We return to the melancholy subject of municipal and state pensions. Last year, we noted Governor O’Malley’s actions in signing three new measures relating to investments by state pension funds: one which barred them from investing in companies with business operations in Iran or The Sudan, one which removed ceilings on the commissions of hedge fund managers, and one which institutionalized a program of ‘affirmative action’ for that enslaved and destitute class, ‘minority’ investment bankers.

Early returns are in on the results of these O’Malley Administration initiatives, all of which we must suppose to have been inspired by disinterested regard for the public interest.

1. On December 18, 2009, the Maryland Retirement Systems issued a press release proudly announcing that in compliance with the new law it had divested "more than one million shares of common stock valued at $38.3 million and $3.6 million in bonds of Royal Dutch Shell" to comply with the divestiture law. As of April 21, 2010, Royal Dutch Shell was trading at $61.55 per share and rising, and its practices in Iran remained unaltered.
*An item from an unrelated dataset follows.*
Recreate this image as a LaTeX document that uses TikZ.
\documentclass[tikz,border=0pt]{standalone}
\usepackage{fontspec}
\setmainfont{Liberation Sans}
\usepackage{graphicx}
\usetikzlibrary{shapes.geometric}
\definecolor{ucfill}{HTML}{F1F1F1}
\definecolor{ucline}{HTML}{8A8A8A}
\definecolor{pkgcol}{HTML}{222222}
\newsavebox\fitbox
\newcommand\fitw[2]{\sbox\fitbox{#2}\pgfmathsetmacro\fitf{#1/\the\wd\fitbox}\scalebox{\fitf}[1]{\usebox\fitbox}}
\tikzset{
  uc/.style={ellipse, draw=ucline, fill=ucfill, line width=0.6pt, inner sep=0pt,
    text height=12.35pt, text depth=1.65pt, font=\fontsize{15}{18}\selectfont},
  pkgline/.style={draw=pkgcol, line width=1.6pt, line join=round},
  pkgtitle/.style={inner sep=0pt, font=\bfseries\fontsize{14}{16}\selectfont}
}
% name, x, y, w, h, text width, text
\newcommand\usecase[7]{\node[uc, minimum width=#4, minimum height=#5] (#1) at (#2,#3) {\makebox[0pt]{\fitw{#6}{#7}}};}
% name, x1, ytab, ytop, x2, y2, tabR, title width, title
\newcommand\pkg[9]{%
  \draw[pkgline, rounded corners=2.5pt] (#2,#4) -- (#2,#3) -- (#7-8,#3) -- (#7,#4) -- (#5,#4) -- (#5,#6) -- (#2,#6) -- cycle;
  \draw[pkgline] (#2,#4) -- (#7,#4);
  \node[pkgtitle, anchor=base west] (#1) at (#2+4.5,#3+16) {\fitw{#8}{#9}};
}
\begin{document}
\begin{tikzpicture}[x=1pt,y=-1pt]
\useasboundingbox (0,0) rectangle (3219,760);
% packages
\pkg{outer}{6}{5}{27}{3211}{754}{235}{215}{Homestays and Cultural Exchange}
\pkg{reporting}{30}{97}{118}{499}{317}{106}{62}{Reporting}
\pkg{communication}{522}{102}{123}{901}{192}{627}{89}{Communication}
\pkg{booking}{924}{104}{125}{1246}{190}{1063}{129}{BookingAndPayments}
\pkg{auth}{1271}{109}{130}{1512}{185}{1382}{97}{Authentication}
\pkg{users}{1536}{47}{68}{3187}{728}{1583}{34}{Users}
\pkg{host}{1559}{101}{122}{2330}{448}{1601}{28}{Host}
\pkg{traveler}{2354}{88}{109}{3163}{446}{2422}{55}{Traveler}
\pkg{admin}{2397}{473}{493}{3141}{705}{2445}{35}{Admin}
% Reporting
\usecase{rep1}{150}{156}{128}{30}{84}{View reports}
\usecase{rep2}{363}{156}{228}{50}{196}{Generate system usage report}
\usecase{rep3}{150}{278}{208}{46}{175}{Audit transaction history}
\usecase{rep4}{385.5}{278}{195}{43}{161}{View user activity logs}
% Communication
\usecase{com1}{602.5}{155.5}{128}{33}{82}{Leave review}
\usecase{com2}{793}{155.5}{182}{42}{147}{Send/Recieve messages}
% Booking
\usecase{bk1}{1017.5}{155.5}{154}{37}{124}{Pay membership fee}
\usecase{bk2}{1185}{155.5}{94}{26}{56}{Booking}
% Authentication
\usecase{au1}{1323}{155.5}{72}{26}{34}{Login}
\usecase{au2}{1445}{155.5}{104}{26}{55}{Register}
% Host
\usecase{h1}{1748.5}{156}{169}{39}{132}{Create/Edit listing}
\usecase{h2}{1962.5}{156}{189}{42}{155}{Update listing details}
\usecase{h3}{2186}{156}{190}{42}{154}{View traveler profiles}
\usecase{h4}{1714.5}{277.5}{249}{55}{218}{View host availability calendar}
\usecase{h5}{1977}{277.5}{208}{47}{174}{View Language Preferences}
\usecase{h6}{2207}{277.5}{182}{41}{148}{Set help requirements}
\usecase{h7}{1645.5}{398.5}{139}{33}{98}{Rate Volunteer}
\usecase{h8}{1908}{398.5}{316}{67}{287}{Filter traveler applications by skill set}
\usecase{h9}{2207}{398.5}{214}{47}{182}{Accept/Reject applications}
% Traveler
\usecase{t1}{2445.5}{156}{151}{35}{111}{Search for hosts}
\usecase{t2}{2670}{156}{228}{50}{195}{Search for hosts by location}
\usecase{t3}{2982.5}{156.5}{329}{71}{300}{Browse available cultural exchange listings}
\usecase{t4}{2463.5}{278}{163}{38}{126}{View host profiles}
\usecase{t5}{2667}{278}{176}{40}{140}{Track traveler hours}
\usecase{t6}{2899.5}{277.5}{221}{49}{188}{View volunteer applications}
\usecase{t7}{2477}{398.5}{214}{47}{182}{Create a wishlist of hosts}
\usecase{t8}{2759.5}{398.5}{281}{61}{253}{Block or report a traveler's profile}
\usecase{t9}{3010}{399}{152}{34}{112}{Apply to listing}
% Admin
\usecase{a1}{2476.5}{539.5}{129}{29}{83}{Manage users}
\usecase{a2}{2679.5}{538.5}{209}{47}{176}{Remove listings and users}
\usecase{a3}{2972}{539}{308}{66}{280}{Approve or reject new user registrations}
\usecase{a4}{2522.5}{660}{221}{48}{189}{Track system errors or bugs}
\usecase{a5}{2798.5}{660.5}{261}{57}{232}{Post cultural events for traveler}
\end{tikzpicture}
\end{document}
2. The FY 2009 report recorded that more than $4 billion was to be invested in private equity, and that the $962 million already invested produced a negative return of 22.3% versus negative 20% for the portfolio as a whole.

3. $1.3 billion had been confided to the Terra Maria ‘Emerging Manager’ program, producing a negative return of 21.2%.

While the O'Malley administration has thus occupied itself, the Pew Center on the States has released The Trillion Dollar Gap, a study of state pension and employee retirement systems, finding Maryland’s pension system to be one of 8 states given a zero grade and one of 18 raising ‘serious concerns’ and finding it to be 78% funded with an unfunded liability of $10.9 billion, the 15th largest in the country. The state’s unfunded liability for employee health care was $14.7 billion, 13th largest in the country, its obligations were only 0.8% funded and it too raised ‘serious concerns.’